[DATASET ENTRIES]
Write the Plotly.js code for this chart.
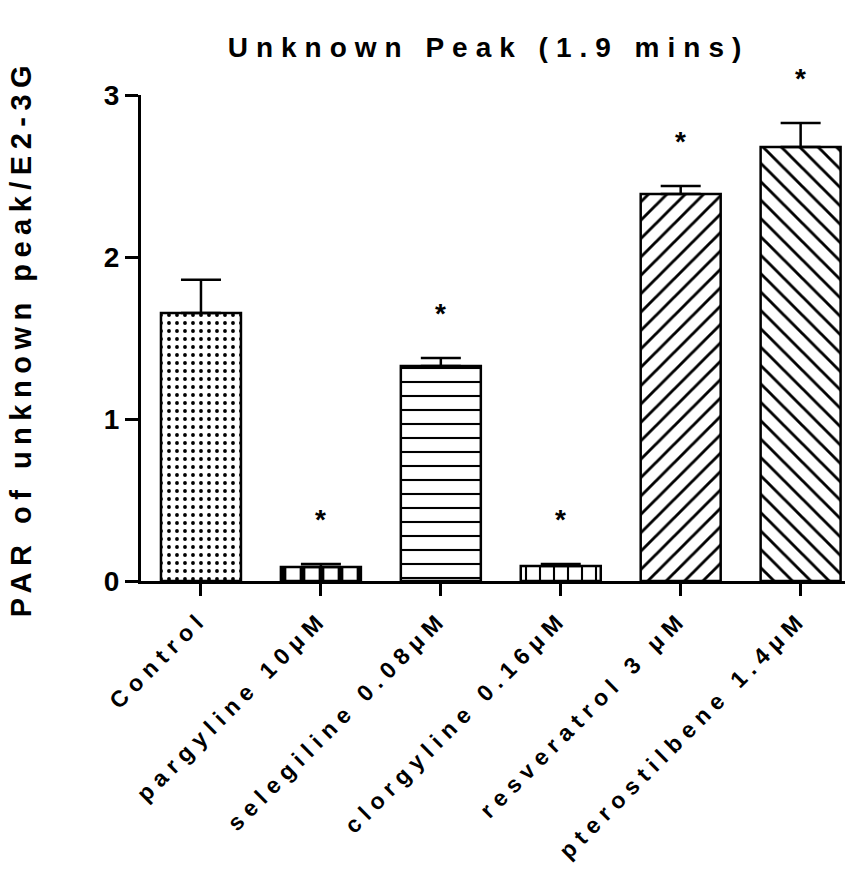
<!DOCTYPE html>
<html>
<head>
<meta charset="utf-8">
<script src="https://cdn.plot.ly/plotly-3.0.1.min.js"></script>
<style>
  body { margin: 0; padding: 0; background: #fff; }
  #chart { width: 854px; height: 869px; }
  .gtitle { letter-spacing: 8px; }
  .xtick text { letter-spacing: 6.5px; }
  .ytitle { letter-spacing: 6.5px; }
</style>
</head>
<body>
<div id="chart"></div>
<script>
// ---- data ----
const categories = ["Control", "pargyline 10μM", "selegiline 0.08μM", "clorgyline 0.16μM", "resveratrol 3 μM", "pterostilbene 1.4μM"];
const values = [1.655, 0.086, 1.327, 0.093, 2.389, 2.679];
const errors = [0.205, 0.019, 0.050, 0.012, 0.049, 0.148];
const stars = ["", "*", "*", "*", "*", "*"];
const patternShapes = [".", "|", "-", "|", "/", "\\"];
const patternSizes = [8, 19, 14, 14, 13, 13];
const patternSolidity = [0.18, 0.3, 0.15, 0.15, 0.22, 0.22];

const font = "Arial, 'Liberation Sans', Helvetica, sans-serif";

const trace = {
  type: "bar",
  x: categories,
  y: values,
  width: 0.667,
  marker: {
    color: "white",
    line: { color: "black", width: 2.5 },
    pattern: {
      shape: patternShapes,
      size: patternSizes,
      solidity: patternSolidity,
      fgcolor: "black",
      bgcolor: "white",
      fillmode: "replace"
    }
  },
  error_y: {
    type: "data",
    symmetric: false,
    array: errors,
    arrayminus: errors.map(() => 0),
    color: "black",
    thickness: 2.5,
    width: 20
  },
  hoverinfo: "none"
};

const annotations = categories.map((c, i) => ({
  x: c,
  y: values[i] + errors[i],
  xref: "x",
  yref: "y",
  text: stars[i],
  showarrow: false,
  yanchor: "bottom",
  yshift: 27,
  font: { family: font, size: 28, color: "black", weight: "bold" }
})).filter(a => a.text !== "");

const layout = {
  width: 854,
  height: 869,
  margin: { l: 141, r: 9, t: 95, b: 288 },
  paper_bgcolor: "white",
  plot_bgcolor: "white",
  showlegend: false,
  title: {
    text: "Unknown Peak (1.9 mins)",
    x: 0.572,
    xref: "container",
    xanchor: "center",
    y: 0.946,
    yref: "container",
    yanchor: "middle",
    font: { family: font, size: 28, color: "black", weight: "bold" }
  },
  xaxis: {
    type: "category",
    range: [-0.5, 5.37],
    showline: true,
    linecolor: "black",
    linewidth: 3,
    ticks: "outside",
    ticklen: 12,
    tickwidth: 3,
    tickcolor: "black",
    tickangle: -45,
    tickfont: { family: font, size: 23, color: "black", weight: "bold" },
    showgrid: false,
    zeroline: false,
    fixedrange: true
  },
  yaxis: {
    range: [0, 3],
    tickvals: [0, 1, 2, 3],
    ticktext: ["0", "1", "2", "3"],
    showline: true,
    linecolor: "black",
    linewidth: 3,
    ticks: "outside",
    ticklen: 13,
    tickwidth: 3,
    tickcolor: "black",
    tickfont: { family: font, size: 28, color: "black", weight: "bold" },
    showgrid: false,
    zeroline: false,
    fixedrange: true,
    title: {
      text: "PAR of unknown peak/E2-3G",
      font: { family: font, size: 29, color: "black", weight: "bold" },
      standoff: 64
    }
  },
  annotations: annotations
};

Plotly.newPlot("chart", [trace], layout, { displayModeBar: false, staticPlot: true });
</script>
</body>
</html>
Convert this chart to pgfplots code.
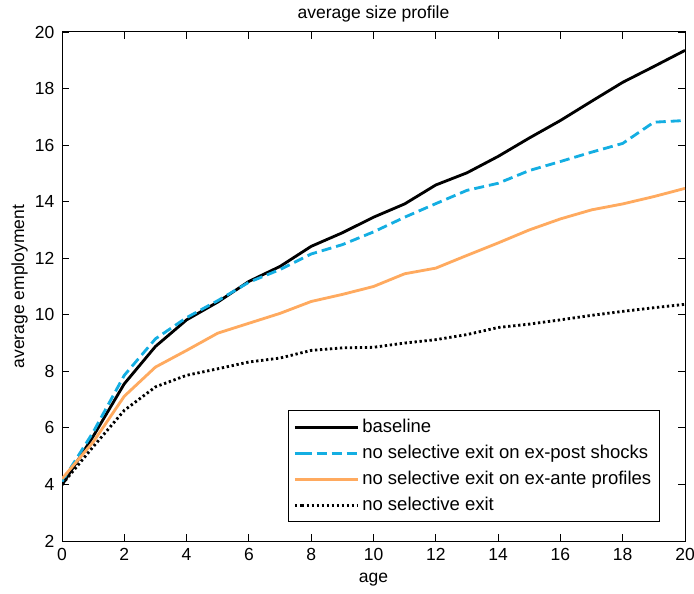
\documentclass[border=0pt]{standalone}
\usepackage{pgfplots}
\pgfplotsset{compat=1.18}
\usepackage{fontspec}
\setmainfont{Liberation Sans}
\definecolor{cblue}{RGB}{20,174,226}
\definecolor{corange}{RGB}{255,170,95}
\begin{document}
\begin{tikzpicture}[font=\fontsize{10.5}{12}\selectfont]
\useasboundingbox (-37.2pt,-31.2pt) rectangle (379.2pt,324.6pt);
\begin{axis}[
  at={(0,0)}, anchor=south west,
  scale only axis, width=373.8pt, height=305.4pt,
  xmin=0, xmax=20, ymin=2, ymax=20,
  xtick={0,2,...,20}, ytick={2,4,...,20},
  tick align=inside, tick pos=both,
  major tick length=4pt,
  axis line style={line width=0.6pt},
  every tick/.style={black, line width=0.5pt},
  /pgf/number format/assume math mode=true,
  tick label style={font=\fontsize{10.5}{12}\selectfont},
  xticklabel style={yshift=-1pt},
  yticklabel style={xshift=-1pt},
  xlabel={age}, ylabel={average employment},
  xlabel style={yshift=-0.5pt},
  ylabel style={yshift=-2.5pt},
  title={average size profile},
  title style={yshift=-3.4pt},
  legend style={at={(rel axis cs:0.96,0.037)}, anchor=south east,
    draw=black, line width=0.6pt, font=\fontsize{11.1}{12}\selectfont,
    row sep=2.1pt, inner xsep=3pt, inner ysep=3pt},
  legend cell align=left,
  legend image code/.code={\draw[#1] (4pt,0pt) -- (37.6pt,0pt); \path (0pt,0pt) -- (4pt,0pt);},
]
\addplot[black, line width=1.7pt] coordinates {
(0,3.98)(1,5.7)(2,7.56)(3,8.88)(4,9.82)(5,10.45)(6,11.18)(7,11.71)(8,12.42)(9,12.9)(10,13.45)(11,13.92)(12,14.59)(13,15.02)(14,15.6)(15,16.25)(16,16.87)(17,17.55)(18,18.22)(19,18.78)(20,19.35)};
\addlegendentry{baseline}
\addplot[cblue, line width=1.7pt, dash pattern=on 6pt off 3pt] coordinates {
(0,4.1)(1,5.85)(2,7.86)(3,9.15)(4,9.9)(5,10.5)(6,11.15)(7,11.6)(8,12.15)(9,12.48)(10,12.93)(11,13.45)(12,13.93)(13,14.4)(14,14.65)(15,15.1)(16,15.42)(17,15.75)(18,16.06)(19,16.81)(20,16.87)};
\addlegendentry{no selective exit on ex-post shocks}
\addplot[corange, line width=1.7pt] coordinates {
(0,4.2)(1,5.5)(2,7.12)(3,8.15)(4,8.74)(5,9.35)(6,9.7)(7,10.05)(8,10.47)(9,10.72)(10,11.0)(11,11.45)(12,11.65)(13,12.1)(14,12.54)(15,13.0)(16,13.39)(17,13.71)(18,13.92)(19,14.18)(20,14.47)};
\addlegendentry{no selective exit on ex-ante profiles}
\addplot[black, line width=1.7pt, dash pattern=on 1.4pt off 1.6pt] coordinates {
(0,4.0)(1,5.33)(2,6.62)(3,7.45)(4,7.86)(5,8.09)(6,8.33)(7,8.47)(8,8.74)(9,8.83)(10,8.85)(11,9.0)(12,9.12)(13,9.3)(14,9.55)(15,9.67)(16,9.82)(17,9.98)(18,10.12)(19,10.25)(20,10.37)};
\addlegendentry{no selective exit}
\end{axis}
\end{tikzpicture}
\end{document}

[EXERCISE DESCRIPTION] Give the count of lines in the data shown above that contain "this", and nothing else.

[EXPECTED ANSWER] 2